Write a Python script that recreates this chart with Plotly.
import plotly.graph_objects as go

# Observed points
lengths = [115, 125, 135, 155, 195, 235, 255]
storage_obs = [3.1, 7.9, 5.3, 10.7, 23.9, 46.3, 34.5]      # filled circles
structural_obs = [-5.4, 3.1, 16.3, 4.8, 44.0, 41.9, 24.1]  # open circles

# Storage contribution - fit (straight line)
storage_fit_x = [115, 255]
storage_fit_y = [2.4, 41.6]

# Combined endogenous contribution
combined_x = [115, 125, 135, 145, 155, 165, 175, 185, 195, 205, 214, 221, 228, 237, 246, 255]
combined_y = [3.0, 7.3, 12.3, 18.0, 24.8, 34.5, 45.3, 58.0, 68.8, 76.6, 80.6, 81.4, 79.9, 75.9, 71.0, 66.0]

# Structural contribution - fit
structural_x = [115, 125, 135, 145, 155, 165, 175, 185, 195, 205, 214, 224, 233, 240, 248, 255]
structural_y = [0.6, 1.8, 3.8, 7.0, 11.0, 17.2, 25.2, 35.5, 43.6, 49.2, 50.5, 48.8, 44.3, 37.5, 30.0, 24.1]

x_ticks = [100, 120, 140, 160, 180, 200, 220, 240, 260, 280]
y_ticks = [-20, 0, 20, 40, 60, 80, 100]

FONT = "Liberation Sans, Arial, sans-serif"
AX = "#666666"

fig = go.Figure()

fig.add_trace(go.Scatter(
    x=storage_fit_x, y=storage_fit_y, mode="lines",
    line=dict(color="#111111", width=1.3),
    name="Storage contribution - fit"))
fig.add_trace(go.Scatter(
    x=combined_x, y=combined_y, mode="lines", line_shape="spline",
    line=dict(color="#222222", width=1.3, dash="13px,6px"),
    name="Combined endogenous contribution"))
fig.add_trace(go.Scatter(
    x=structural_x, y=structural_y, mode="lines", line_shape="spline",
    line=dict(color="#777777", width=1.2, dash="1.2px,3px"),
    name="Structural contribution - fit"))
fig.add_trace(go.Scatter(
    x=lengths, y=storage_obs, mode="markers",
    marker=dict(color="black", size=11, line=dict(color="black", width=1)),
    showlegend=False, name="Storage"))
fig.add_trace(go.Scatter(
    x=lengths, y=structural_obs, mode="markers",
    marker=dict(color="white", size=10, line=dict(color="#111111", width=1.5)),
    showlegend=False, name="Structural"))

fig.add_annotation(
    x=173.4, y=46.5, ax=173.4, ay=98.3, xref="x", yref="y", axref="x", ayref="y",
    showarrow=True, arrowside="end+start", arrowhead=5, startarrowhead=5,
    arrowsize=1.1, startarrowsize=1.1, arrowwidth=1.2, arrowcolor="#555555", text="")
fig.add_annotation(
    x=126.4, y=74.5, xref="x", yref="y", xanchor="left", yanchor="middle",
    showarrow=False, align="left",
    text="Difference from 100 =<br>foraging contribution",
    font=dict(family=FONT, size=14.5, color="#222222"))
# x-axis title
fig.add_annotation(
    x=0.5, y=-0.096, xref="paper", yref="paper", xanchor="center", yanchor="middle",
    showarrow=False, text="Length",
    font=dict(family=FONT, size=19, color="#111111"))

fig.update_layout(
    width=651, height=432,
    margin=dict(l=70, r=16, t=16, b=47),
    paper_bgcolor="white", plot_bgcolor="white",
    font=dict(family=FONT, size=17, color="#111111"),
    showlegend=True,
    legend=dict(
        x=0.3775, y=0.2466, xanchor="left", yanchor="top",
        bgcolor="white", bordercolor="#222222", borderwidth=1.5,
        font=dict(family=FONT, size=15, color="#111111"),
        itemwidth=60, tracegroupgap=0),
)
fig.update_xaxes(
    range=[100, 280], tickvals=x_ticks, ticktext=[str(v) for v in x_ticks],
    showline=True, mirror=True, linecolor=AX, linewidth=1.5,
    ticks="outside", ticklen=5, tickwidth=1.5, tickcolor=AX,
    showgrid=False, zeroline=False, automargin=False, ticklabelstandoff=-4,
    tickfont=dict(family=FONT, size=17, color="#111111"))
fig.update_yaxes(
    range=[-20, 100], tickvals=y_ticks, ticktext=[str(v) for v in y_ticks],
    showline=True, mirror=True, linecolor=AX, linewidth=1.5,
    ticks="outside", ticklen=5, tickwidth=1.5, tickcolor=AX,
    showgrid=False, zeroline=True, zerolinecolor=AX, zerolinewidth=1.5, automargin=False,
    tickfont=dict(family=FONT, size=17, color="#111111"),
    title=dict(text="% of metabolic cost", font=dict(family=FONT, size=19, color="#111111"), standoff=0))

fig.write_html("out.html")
● ● ● ●
» Exercise objective
Starting at the first line of the data above, please restate word for word every line up to and including the one that holds "y_ticks = [-20, 0, 20, 40, 60, 80, 100]", and add nothing else.

» Worked solution
Write a Python script that recreates this chart with Plotly.
import plotly.graph_objects as go

# Observed points
lengths = [115, 125, 135, 155, 195, 235, 255]
storage_obs = [3.1, 7.9, 5.3, 10.7, 23.9, 46.3, 34.5]      # filled circles
structural_obs = [-5.4, 3.1, 16.3, 4.8, 44.0, 41.9, 24.1]  # open circles

# Storage contribution - fit (straight line)
storage_fit_x = [115, 255]
storage_fit_y = [2.4, 41.6]

# Combined endogenous contribution
combined_x = [115, 125, 135, 145, 155, 165, 175, 185, 195, 205, 214, 221, 228, 237, 246, 255]
combined_y = [3.0, 7.3, 12.3, 18.0, 24.8, 34.5, 45.3, 58.0, 68.8, 76.6, 80.6, 81.4, 79.9, 75.9, 71.0, 66.0]

# Structural contribution - fit
structural_x = [115, 125, 135, 145, 155, 165, 175, 185, 195, 205, 214, 224, 233, 240, 248, 255]
structural_y = [0.6, 1.8, 3.8, 7.0, 11.0, 17.2, 25.2, 35.5, 43.6, 49.2, 50.5, 48.8, 44.3, 37.5, 30.0, 24.1]

x_ticks = [100, 120, 140, 160, 180, 200, 220, 240, 260, 280]
y_ticks = [-20, 0, 20, 40, 60, 80, 100]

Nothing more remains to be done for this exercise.